Filming ‘HSM’ Show in Utah a ‘Blast’ for Lachey
By Scott D. Pierce Deseret News
BEVERLY HILLS, Calif. — Once he’s done hosting ABC’s “High School Musical: Get in the Picture,” Nick Lachey might have a career ahead of him as a spokesman for the Utah Travel Council.
Lachey, a veteran of the boy band 98 Degrees and star of MTV’s “Newlyweds” with then-wife Jessica Simpson, spent several weeks in the state while the reality/competition show was being filmed at Murray High School. And while show-biz types who don’t live in Utah are prone to making some rather sweeping, unflattering generalizations about the state, Lachey was having none of it.
“You know what? Utah, and I say this honestly, gets a bum rap,” he said. “There’s a lot of impressions of what Utah’s like and what Salt Lake City’s like, and I can honestly say that we had the best time there. The people there were genuine and very warm and welcoming.
“We had a blast!”
And he didn’t know he was talking to the television critic from the Deseret News until after he’d made that observation.
“High School Musical: Get in the Picture,” which premieres Sunday at 7 p.m. on Ch. 4, continues Utah’s link to the hugely successful Disney franchise. The first two TV movies were filmed here; the third movie — which will be released theatrically — is in production in Salt Lake City.
Thousands of teenagers turned out at open calls in Southern California and Florida, and talent scouts found other kids across the country. After the pool of hopefuls was whittled down to a dozen, Lachey, the finalists and the production team descended on Murray High School, where they “set up a performing arts school, essentially.”
(There was still “a banner or two” hanging in the hallways urging people to support “American Idol” finalist David Archuleta. And Murray High actually is much more prominently featured in “Get in the Picture” than it was on “Idol” when Archuleta returned home for his big celebration.)
“Every day (the finalists) went to class, they learned, they were faced with challenges — things we set up to really push them to go above and beyond where they wanted to go, quite frankly.” Lachey said. “But in the end I think it made them better performers and, honestly, probably better people, too. They learned a lot.”
The prize awaiting the winner of “Get In the Picture” is a chance to be “High School Musical 3.” Well, in the credits, anyway — the winner will star in a music video that will play while the end credits roll.
He or she will also get a talent holding deal with Disney as well as a recording contract with Disney Records.
“But I think, more than that, they’ve got their foot in the door of probably the most successful franchise out right now,” Lachey said. “And the opportunity to step into a huge franchise in ‘High School Musical.”‘
It’s a franchise he admits he wasn’t altogether familiar with when he was approached about hosting the show. He hadn’t seen the first two “High School Musical” movies, but he was impressed when he went back and watched them.
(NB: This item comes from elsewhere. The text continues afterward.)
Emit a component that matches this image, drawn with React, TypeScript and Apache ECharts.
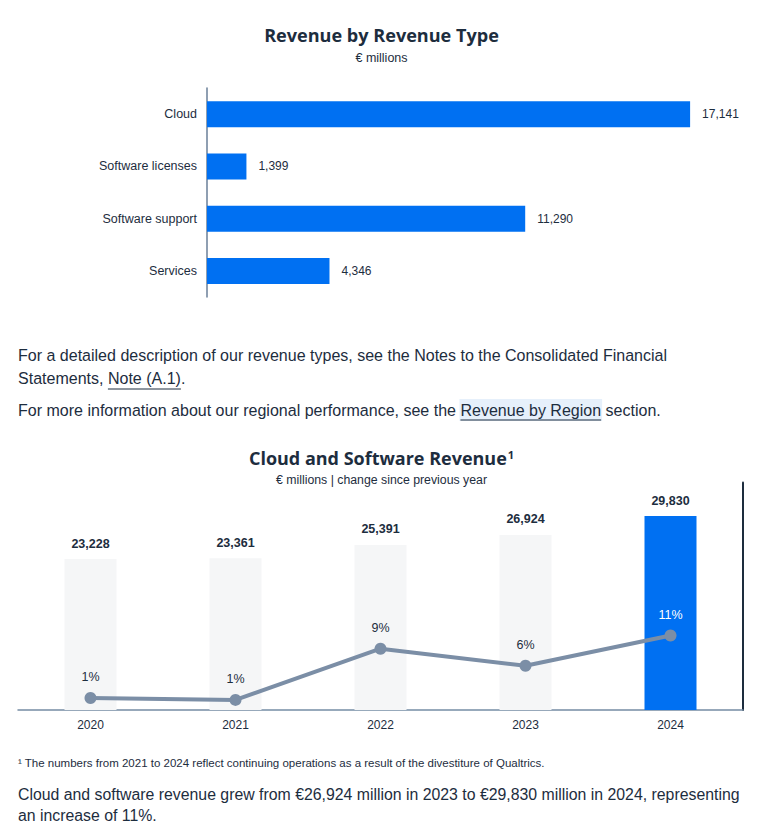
import React, { useEffect, useRef } from "react";
import * as echarts from "echarts";

// ---- Data ----
const revenueTypes = ["Cloud", "Software licenses", "Software support", "Services"];
const revenueTypeValues = [17141, 1399, 11290, 4346];

const years = ["2020", "2021", "2022", "2023", "2024"];
const cloudSoftwareRevenue = [23228, 23361, 25391, 26924, 29830];
const changeSincePrevYear = [0.9, 0.6, 8.7, 6.0, 10.8];
const changeLabels = ["1%", "1%", "9%", "6%", "11%"];

const FONT = "'Liberation Sans', Arial, sans-serif";
const TITLE_FONT = "'Open Sans', 'Noto Sans', sans-serif";
const DARK = "#1d2d3e";
const BLUE = "#0070f2";
const GREY_BAR = "#f5f6f7";
const LINE = "#7b8ea6";

function measure(str: string, size: number, family: string, weight = "normal"): number {
  const c = document.createElement("canvas").getContext("2d");
  if (!c) return str.length * size * 0.45;
  c.font = `${weight} ${size}px ${family}`;
  return c.measureText(str).width;
}

// font size that makes str span the given width
function fit(str: string, width: number, family: string, weight = "normal"): number {
  return (100 * width) / measure(str, 100, family, weight);
}

export default function App() {
  const ref = useRef<HTMLDivElement>(null);

  useEffect(() => {
    if (!ref.current) return;
    const chart = echarts.init(ref.current, undefined, { renderer: "svg" });

    const para1 = "For a detailed description of our revenue types, see the Notes to the Consolidated Financial";
    const P = Math.min(17, fit(para1, 650, FONT));
    const last1 = "Cloud and software revenue grew from €26,924 million in 2023 to €29,830 million in 2024, representing";
    const PL = Math.min(17, fit(last1, 722, FONT));
    const T1 = "Revenue by Revenue Type";
    const T1S = Math.min(20, fit(T1, 235, TITLE_FONT, "bold"));
    const T2 = "Cloud and Software Revenue";
    const T2S = Math.min(20, fit(T2, 258, TITLE_FONT, "bold"));

    const line2a = "Statements, ";
    const line2b = "Note (A.1)";
    const line3a = "For more information about our regional performance, see the ";
    const line3b = "Revenue by Region";
    const w2a = measure(line2a, P, FONT);
    const w2b = measure(line2b, P, FONT);
    const w3a = measure(line3a, P, FONT);
    const w3b = measure(line3b, P, FONT);

    const textEl = (text: string, x: number, y: number, size: number, extra: any = {}) => ({
      type: "text",
      x,
      y,
      silent: true,
      style: {
        text,
        fill: DARK,
        fontSize: size,
        fontFamily: FONT,
        verticalAlign: "middle",
        align: "left",
        ...extra,
      },
    });

    chart.setOption({
      animation: false,
      backgroundColor: "#ffffff",
      grid: [
        { left: 207, top: 88, width: 535.5, height: 209, containLabel: false },
        { left: 18, top: 482.5, width: 725, height: 227.5, containLabel: false },
      ],
      xAxis: [
        {
          gridIndex: 0,
          type: "value",
          min: 0,
          max: 19000,
          show: false,
        },
        {
          gridIndex: 1,
          type: "category",
          data: years,
          axisLine: { show: true, lineStyle: { color: "#758ca4", width: 1.5 } },
          axisTick: { show: false },
          axisLabel: { color: DARK, fontSize: 12, fontFamily: FONT, margin: 9 },
        },
      ],
      yAxis: [
        {
          gridIndex: 0,
          type: "category",
          inverse: true,
          data: revenueTypes,
          axisLine: { show: true, lineStyle: { color: "#6a7f98", width: 1.5 } },
          axisTick: { show: false },
          axisLabel: { color: DARK, fontSize: 12.5, fontFamily: FONT, margin: 10 },
        },
        {
          gridIndex: 1,
          type: "value",
          min: 0,
          max: 35000,
          show: false,
          splitLine: { show: false },
        },
        {
          gridIndex: 1,
          type: "value",
          min: -1,
          max: 35,
          position: "right",
          axisLine: { show: true, lineStyle: { color: DARK, width: 2 } },
          axisTick: { show: false },
          axisLabel: { show: false },
          splitLine: { show: false },
        },
      ],
      series: [
        {
          type: "bar",
          xAxisIndex: 0,
          yAxisIndex: 0,
          data: revenueTypeValues,
          barWidth: 26,
          itemStyle: { color: BLUE },
          label: {
            show: true,
            position: "right",
            distance: 12,
            color: DARK,
            fontSize: 12,
            fontFamily: FONT,
            formatter: (p: any) => Number(p.value).toLocaleString("en-US"),
          },
        },
        {
          type: "bar",
          xAxisIndex: 1,
          yAxisIndex: 1,
          barWidth: 52,
          data: cloudSoftwareRevenue.map((v, i) => ({
            value: v,
            itemStyle: { color: i === cloudSoftwareRevenue.length - 1 ? BLUE : GREY_BAR },
          })),
          label: {
            show: true,
            position: "top",
            distance: 9,
            color: DARK,
            fontSize: 12.5,
            fontWeight: "bold",
            fontFamily: FONT,
            formatter: (p: any) => Number(p.value).toLocaleString("en-US"),
          },
          z: 1,
        },
        {
          type: "line",
          xAxisIndex: 1,
          yAxisIndex: 2,
          data: changeSincePrevYear.map((v, i) => ({
            value: v,
            label: i === changeSincePrevYear.length - 1 ? { color: "#ffffff" } : undefined,
          })),
          symbol: "circle",
          symbolSize: 12,
          itemStyle: { color: LINE },
          lineStyle: { color: LINE, width: 4 },
          label: {
            show: true,
            position: "top",
            distance: 8,
            color: DARK,
            fontSize: 12.5,
            fontFamily: FONT,
            formatter: (p: any) => changeLabels[p.dataIndex],
          },
          z: 3,
        },
      ],
      graphic: [
        {
          type: "text",
          x: 381.5,
          y: 35,
          silent: true,
          style: {
            text: T1,
            fill: DARK,
            fontSize: T1S,
            fontWeight: "bold",
            fontFamily: TITLE_FONT,
            align: "center",
            verticalAlign: "middle",
          },
        },
        {
          type: "text",
          x: 381.5,
          y: 58,
          silent: true,
          style: {
            text: "€ millions",
            fill: DARK,
            fontSize: 12.5,
            fontFamily: FONT,
            align: "center",
            verticalAlign: "middle",
          },
        },
        textEl(para1, 18, 355, P),
        textEl("Statements, Note (A.1).", 18, 378, P),
        {
          type: "line",
          silent: true,
          shape: { x1: 18 + w2a, y1: 389, x2: 18 + w2a + w2b, y2: 389 },
          style: { stroke: DARK, lineWidth: 1 },
        },
        {
          type: "rect",
          silent: true,
          shape: { x: 18 + w3a - 1, y: 399, width: w3b + 2, height: 22 },
          style: { fill: "#e6f0fb" },
        },
        textEl("For more information about our regional performance, see the Revenue by Region section.", 18, 410, P),
        {
          type: "line",
          silent: true,
          shape: { x1: 18 + w3a, y1: 420, x2: 18 + w3a + w3b, y2: 420 },
          style: { stroke: DARK, lineWidth: 1 },
        },
        {
          type: "text",
          x: 381.5,
          y: 458,
          silent: true,
          style: {
            text: "{t|" + T2 + "}{s|1}",
            align: "center",
            verticalAlign: "middle",
            rich: {
              t: { fontSize: T2S, fontWeight: "bold", fontFamily: TITLE_FONT, fill: DARK, color: DARK },
              s: { fontSize: 11, fontWeight: "bold", fontFamily: TITLE_FONT, fill: DARK, color: DARK, verticalAlign: "top", padding: [0, 0, 8, 1] },
            },
          },
        },
        {
          type: "text",
          x: 381.5,
          y: 480,
          silent: true,
          style: {
            text: "€ millions | change since previous year",
            fill: DARK,
            fontSize: 12.3,
            fontFamily: FONT,
            align: "center",
            verticalAlign: "middle",
          },
        },
        textEl("¹ The numbers from 2021 to 2024 reflect continuing operations as a result of the divestiture of Qualtrics.", 18, 763, 11.5),
        textEl(last1, 18, 794, PL),
        textEl("an increase of 11%.", 18, 815, PL),
      ],
    });

    return () => chart.dispose();
  }, []);

  return (
    <div
      ref={ref}
      style={{ position: "fixed", left: 0, top: 0, width: 763, height: 826, background: "#fff" }}
    />
  );
}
“You could see right away why it’s been so successful. They do such a great job of capturing a moment in life that none of us will ever see again,” Lachey said. “As a teenager who loved performing, I would have jumped at the opportunity. I just don’t remember, when I was a teenager — many, many, many years ago — things like this happening,”
(Well, not THAT many years ago. Lachey is 34.)
The idea behind “Get In the Picture” is familiar to Lachey, who attended a performing arts high school in Cincinnati when he was growing up.
“Having gone through those experiences and the challenges that come along with those rehearsals and performing at that age, I felt like I could add kind of a unique perspective to this particular show,” he said. “It seemed like the perfect fit for me.”
And it turned out to be an “awesome” experience for him. (Except for the finale, the entire series has already been filmed.) “Each and every day I worked with the kids. And, to me, that was the most rewarding part because I was blown away by truly how talented these kids are,” Lachey said. “And just how hard they worked.
“In addition to being the host, I viewed my role as being a mentor to these kids. Someone they could come to and get advice and find support. To be a big brother figure and try to steer them in the right direction when I could.”
His primary message was “Be yourself. Part of what makes ‘High School Musical’ so great is it’s not about one type of performer, one type of person, black or white, male or female. It’s about kids who love performing.
“I used to say, ‘What’s going to make you stand out from the others? That’s your personality. That’s your charisma. That’s the spirit that every one of you has. So, be true to that and really tap into that. Make that a part of your performance.’”
And he urged all the kids to keep on working even if they were eliminated from “Get In the Picture.”
“You can’t always succeed, especially in this performance business,” he said. “Only one person’s going to get the lead. It’s what you learn in that moment of failure. It’s what you take with you to your next audition, that’s going to define you as a performer and as a professional.
“You know, 98 Degrees, we didn’t get it right out of the box. We had to work pretty hard at it.”
Lachey himself has just finished recording a new CD, which will be released in November. The first single, “All in My Head,” will be out in September. He’s looking at touring, probably in 2009.
“So, I’m getting ready to perform again myself,” he said. “But I had a lot of fun with these kids.”